Practical Implementation Workflow Example​

1. Data Preparation: Ingest transaction logs via SageMaker Processing jobs; engineer features (e.g., transaction frequency last 24h, distance from usual location).
2. Training:
   • Unsupervised: RCF on all data.
   • Supervised: XGBoost with scale_pos_weight=99 (if fraud rate ~1%).
   • Ensemble: Blend RCF score + XGBoost probability.
3. Tuning: Automatic HPO with Bayesian optimization.
4. Deployment: Real-time endpoint behind API Gateway or embedded in payment microservice.
5. Monitoring: Model Monitor captures predictions; alerts on score drift.

Real-World Performance & Use Cases (2025)​

• Credit card fraud: XGBoost + RCF ensembles achieve 85-95% recall at <1% false positive rate on public datasets (e.g., IEEE-CIS).
• Insurance claims: Multimodal models combining tabular + text (claim descriptions).
• Amazon internal: Post-Fraud Detector migration leverages SageMaker for behavioral + graph models across retail, AWS billing, and Prime services.

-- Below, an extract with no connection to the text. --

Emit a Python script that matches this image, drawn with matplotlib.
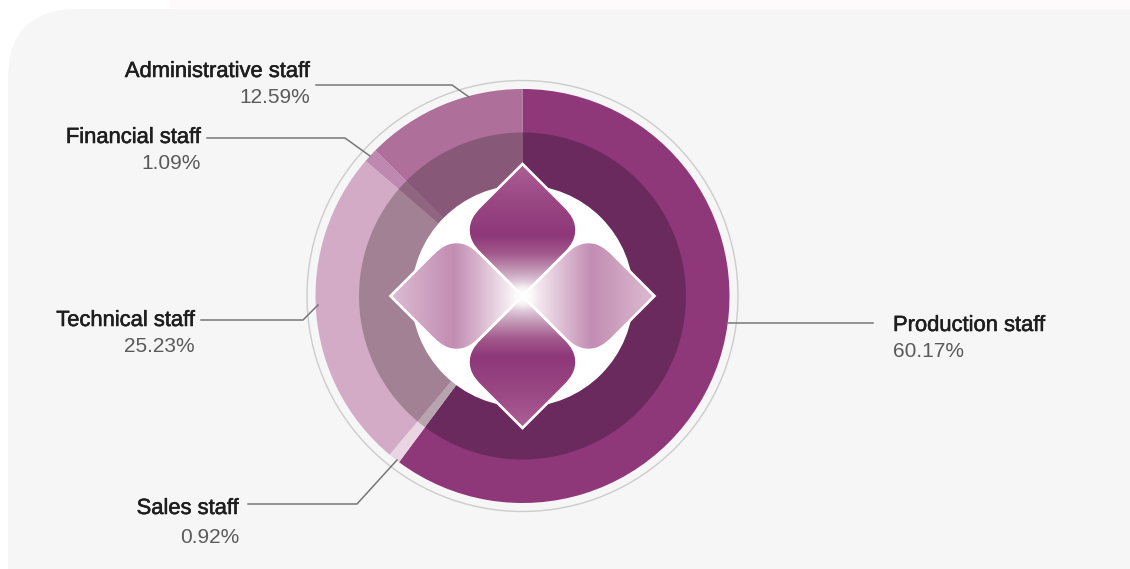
import numpy as np
import matplotlib
matplotlib.use("Agg")
import matplotlib.pyplot as plt
import matplotlib.patheffects as pe
from matplotlib.colors import LinearSegmentedColormap
from matplotlib.patches import Circle, FancyBboxPatch, PathPatch, Rectangle
from matplotlib.path import Path

labels = ["Production staff", "Sales staff", "Technical staff", "Financial staff", "Administrative staff"]
shares = [60.17, 0.92, 25.23, 1.09, 12.59]

outer_colors = ["#8E3779", "#EAD5E3", "#D3ABC6", "#BF88B0", "#AE6F9B"]
inner_colors = ["#6B2A5E", "#B8A4AF", "#A38195", "#8F6580", "#875877"]

# baseline of the name and value lines, alignment, leader polyline
label_x = [893, 239, 195, 201, 310]
name_y = [331, 514, 326, 143, 77]
value_y = [357, 543, 352, 169, 103]
label_ha = ["left", "right", "right", "right", "right"]
leaders = [
    [(727, 323), (873, 323)],
    [(248, 504), (357, 504), (397, 460)],
    [(201, 320), (303, 320), (318, 305)],
    [(207, 138), (345, 138), (370, 156)],
    [(316, 85), (452, 85), (469, 97)],
]

cx, cy = 522.5, 296
W, H = 1130, 569

plt.rcParams["font.family"] = ["Liberation Sans", "DejaVu Sans"]

fig = plt.figure(figsize=(W / 100, H / 100), dpi=100, facecolor="white")
ax = fig.add_axes([0, 0, 1, 1])

# background panel, runs off the right and bottom edges
ax.add_patch(Rectangle((170, 0), 960, 10, fc="#FEFAFB", ec="none", zorder=0))
ax.add_patch(FancyBboxPatch((78, 79), 1300, 800, boxstyle="round,pad=70,rounding_size=70",
                            fc="#F6F6F6", ec="none", zorder=0))

# thin guide ring
ax.add_patch(Circle((cx, cy), 215.5, fc="none", ec="#CCCCCC", lw=1.0, zorder=1))

# y axis is flipped, so startangle=-90 with counterclock goes clockwise from the top
ax.pie(shares, colors=outer_colors, radius=207, center=(cx, cy), startangle=-90,
       counterclock=True, wedgeprops=dict(lw=0, zorder=2))
ax.pie(shares, colors=inner_colors, radius=163.5, center=(cx, cy), startangle=-90,
       counterclock=True, wedgeprops=dict(lw=0, zorder=3))
ax.add_patch(Circle((cx, cy), 111, fc="white", ec="none", zorder=4))


def petal(ux, uy, tip=132, bulge=66, start=42, w=54):
    # one rounded diamond, from the centre out to the tip along (ux, uy)
    far = 2 * bulge - start
    local = [(0, 0), (start, start),
             (start + 8, start + 8), (bulge - 9, w), (bulge, w),
             (bulge + 9, w), (far - 8, start + 8), (far, start),
             (tip, 0), (far, -start),
             (far - 8, -start - 8), (bulge + 9, -w), (bulge, -w),
             (bulge - 9, -w), (start + 8, -start - 8), (start, -start),
             (0, 0)]
    verts = [(cx + u * ux - v * uy, cy + u * uy + v * ux) for u, v in local]
    codes = [Path.MOVETO, Path.LINETO] + [Path.CURVE4] * 6 + [Path.LINETO] * 2 \
        + [Path.CURVE4] * 6 + [Path.CLOSEPOLY]
    return Path(verts, codes)


dark_ramp = LinearSegmentedColormap.from_list("dark_ramp", [
    (0, "#FFFFFF"), (0.06, "#EFE2EB"), (0.14, "#D3B5CA"), (0.22, "#BC8DAE"), (0.32, "#A35A8D"),
    (0.46, "#8E3779"), (0.75, "#9B4985"), (1, "#AC6096")])
light_ramp = LinearSegmentedColormap.from_list("light_ramp", [
    (0, "#FFFFFF"), (0.12, "#F3E6EF"), (0.3, "#DDBED3"), (0.52, "#C28DB3"),
    (0.72, "#CDA0BF"), (1, "#DDBCD2")])

xs = np.linspace(cx - 134, cx + 134, 537)
ys = np.linspace(cy - 134, cy + 134, 537)
gx, gy = np.meshgrid(xs - cx, ys - cy)
vertical = np.abs(gy) >= np.abs(gx)
rgba = np.where(vertical[..., None], dark_ramp(np.abs(gy) / 132), light_ramp(np.abs(gx) / 132))
glow = np.exp(-(np.hypot(gx, gy) / 10) ** 2)[..., None]
rgba[..., :3] = rgba[..., :3] * (1 - glow) + glow

petals = [petal(0, -1), petal(1, 0), petal(0, 1), petal(-1, 0)]
img = ax.imshow(rgba, extent=(xs[0], xs[-1], ys[-1], ys[0]), origin="upper", zorder=5,
                interpolation="bilinear")
clip = PathPatch(Path.make_compound_path(*petals), transform=ax.transData, fc="none", ec="none")
ax.add_patch(clip)
img.set_clip_path(clip)
for p in petals:
    ax.add_patch(PathPatch(p, fc="none", ec="white", lw=1.9, joinstyle="miter", zorder=6))

# leaders and labels
for pts in leaders:
    ax.plot(*zip(*pts), color="#777777", lw=1.1, solid_joinstyle="miter", zorder=7)

for name, share, x, ny, vy, ha in zip(labels, shares, label_x, name_y, value_y, label_ha):
    t = ax.text(x, ny, name, ha=ha, va="baseline", fontsize=15.8, color="#1E1E1E", zorder=8)
    # no medium weight installed, thicken the regular a little
    t.set_path_effects([pe.withStroke(linewidth=0.4, foreground="#1E1E1E")])
    ax.text(x, vy, f"{share:.2f}%", ha=ha, va="baseline", fontsize=15, color="#5A5A5A", zorder=8)

ax.set_xlim(0, W)
ax.set_ylim(H, 0)
ax.set_aspect("equal")
ax.axis("off")

fig.savefig("out.png", dpi=100)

2025–2026 Outlook: SageMaker remains the gold standard for custom fraud ML due to its flexibility and integration depth. With rising adversarial attacks, hybrid unsupervised/supervised + graph approaches dominate. AutoGluon lowers entry barriers for smaller teams. Best practices: Start with RCF/XGBoost baselines, incorporate Feature Store early, and implement continuous retraining. Fraud is an arms race — SageMaker's scalability ensures defenders stay ahead.